** Begin **
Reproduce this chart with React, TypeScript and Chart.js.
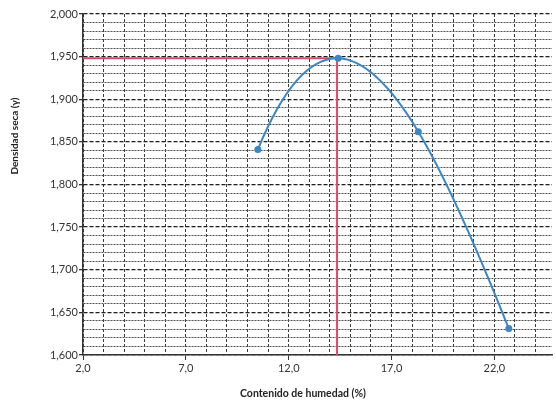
import React, { useEffect, useRef } from "react";
import { Chart, registerables } from "chart.js";

Chart.register(...registerables);

// Data
const moisture = [10.5, 14.4, 18.3, 22.7];
const dryDensity = [1.841, 1.948, 1.862, 1.631];
const optimumMoisture = 14.35;
const maxDryDensity = 1.948;

// Axis ranges / ticks
const xMin = 2;
const xMax = 24.8;
const xStep = 1;
const xLabelEvery = 5;
const yMin = 1.6;
const yMax = 2.0;
const yStep = 0.01;
const yLabelEvery = 5;

const xTitle = "Contenido de humedad (%)";
const yTitle = "Densidad seca (γ)";

const FONT = 'Lato, "Open Sans", sans-serif';

const isMajorX = (v: number) => Math.abs(((v - xMin) / xStep) % xLabelEvery) < 1e-6;
const isMajorY = (v: number) => Math.round((v - yMin) / yStep) % yLabelEvery === 0;

// Slope of the polynomial trend line (order 3) through the data points
function trendSlope(xs: number[], ys: number[], x: number): number {
  let s = 0;
  const n = xs.length;
  for (let j = 0; j < n; j++) {
    let dj = 0;
    for (let k = 0; k < n; k++) {
      if (k === j) continue;
      let term = 1 / (xs[j] - xs[k]);
      for (let m = 0; m < n; m++) {
        if (m === j || m === k) continue;
        term *= (x - xs[m]) / (xs[j] - xs[m]);
      }
      dj += term;
    }
    s += ys[j] * dj;
  }
  return s;
}

// Shapes the curve of dataset 0 like the reference's polynomial trend line
const trendPlugin = {
  id: "polyTrend",
  beforeDatasetDraw(chart: any, args: any) {
    if (args.index !== 0) return;
    const meta = args.meta;
    const line = meta.dataset;
    const pts = meta.data;
    const sx = chart.scales.x;
    const sy = chart.scales.y;
    if (line && typeof line.updateControlPoints === "function") {
      line.updateControlPoints(chart.chartArea, "x");
    }
    for (let i = 0; i < pts.length; i++) {
      const x = moisture[i];
      const y = dryDensity[i];
      const m = trendSlope(moisture, dryDensity, x);
      if (i > 0) {
        const h = (x - moisture[i - 1]) / 3;
        pts[i].cp1x = sx.getPixelForValue(x - h);
        pts[i].cp1y = sy.getPixelForValue(y - m * h);
      }
      if (i < pts.length - 1) {
        const h = (moisture[i + 1] - x) / 3;
        pts[i].cp2x = sx.getPixelForValue(x + h);
        pts[i].cp2y = sy.getPixelForValue(y + m * h);
      }
    }
  },
};

// Axis titles, placed as in the reference
const titlesPlugin = {
  id: "axisTitles",
  afterDraw(chart: any) {
    const { ctx, chartArea } = chart;
    ctx.save();
    ctx.fillStyle = "#222";
    ctx.textAlign = "center";
    ctx.textBaseline = "middle";
    ctx.font = `bold 10.5px ${FONT}`;
    ctx.fillText(xTitle, chartArea.left + chartArea.width * 0.469, chart.height - 9);
    ctx.translate(15, chartArea.top + chartArea.height * 0.358);
    ctx.rotate(-Math.PI / 2);
    ctx.font = `bold 10px ${FONT}`;
    ctx.fillText(yTitle, 0, 0);
    ctx.restore();
  },
};

export default function App() {
  const ref = useRef<HTMLCanvasElement | null>(null);

  useEffect(() => {
    if (!ref.current) return;
    const chart = new Chart(ref.current, {
      type: "scatter",
      data: {
        datasets: [
          {
            data: moisture.map((x, i) => ({ x, y: dryDensity[i] })),
            showLine: true,
            tension: 0.4,
            borderColor: "#3a86c6",
            backgroundColor: "#3a86c6",
            borderWidth: 2,
            pointRadius: 3.5,
            pointBorderWidth: 0,
            order: 0,
          },
          {
            data: [
              { x: xMin, y: maxDryDensity },
              { x: optimumMoisture, y: maxDryDensity },
              { x: optimumMoisture, y: yMin },
            ],
            showLine: true,
            tension: 0,
            borderColor: "#e2486c",
            borderWidth: 2,
            pointRadius: 0,
            order: 1,
          },
        ],
      },
      options: {
        animation: false,
        responsive: false,
        layout: { padding: { top: 14, left: 0, right: 0, bottom: 0 } },
        plugins: { legend: { display: false }, tooltip: { enabled: false } },
        scales: {
          x: {
            type: "linear",
            min: xMin,
            max: xMax,
            afterFit: (s: any) => {
              s.height = 48;
            },
            ticks: {
              stepSize: xStep,
              autoSkip: false,
              includeBounds: false,
              maxRotation: 0,
              padding: 2,
              color: "#333",
              font: { family: FONT, size: 11 },
              callback: (v: any) => (isMajorX(Number(v)) ? Number(v).toFixed(1).replace(".", ",") : ""),
            },
            grid: {
              color: "#3a3a3a",
              lineWidth: 1,
              tickLength: 5,
              tickColor: (c: any) => (c.tick && isMajorX(c.tick.value) ? "#333" : "rgba(0,0,0,0)"),
            },
            border: {
              color: "#333",
              width: 1.5,
              dash: (c: any) => (c.tick ? [3, 2] : []),
            },
          },
          y: {
            type: "linear",
            min: yMin,
            max: yMax,
            afterFit: (s: any) => {
              s.width = 83;
            },
            ticks: {
              stepSize: yStep,
              autoSkip: false,
              padding: 1,
              color: "#333",
              font: { family: FONT, size: 11 },
              callback: (v: any) => (isMajorY(Number(v)) ? Number(v).toFixed(3).replace(".", ",") : ""),
            },
            grid: {
              color: (c: any) => (c.tick && isMajorY(c.tick.value) ? "#1e1e1e" : "#505050"),
              lineWidth: (c: any) => (c.tick && isMajorY(c.tick.value) ? 1.3 : 1),
              tickLength: 4,
              tickColor: (c: any) => (c.tick && isMajorY(c.tick.value) ? "#333" : "rgba(0,0,0,0)"),
            },
            border: {
              color: "#333",
              width: 1.5,
              dash: (c: any) => (c.tick ? (isMajorY(c.tick.value) ? [4, 2] : [2, 1]) : []),
            },
          },
        },
      },
      plugins: [trendPlugin, titlesPlugin],
    });
    return () => chart.destroy();
  }, []);

  return (
    <div style={{ position: "absolute", left: 0, top: 0, width: 556, height: 403, background: "#fff" }}>
      <canvas ref={ref} width={556} height={403} />
    </div>
  );
}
** End **
Exercise goal » Search the lines above for the string "React", then show every one that has it.

Exercise response »
Reproduce this chart with React, TypeScript and Chart.js.
import React, { useEffect, useRef } from "react";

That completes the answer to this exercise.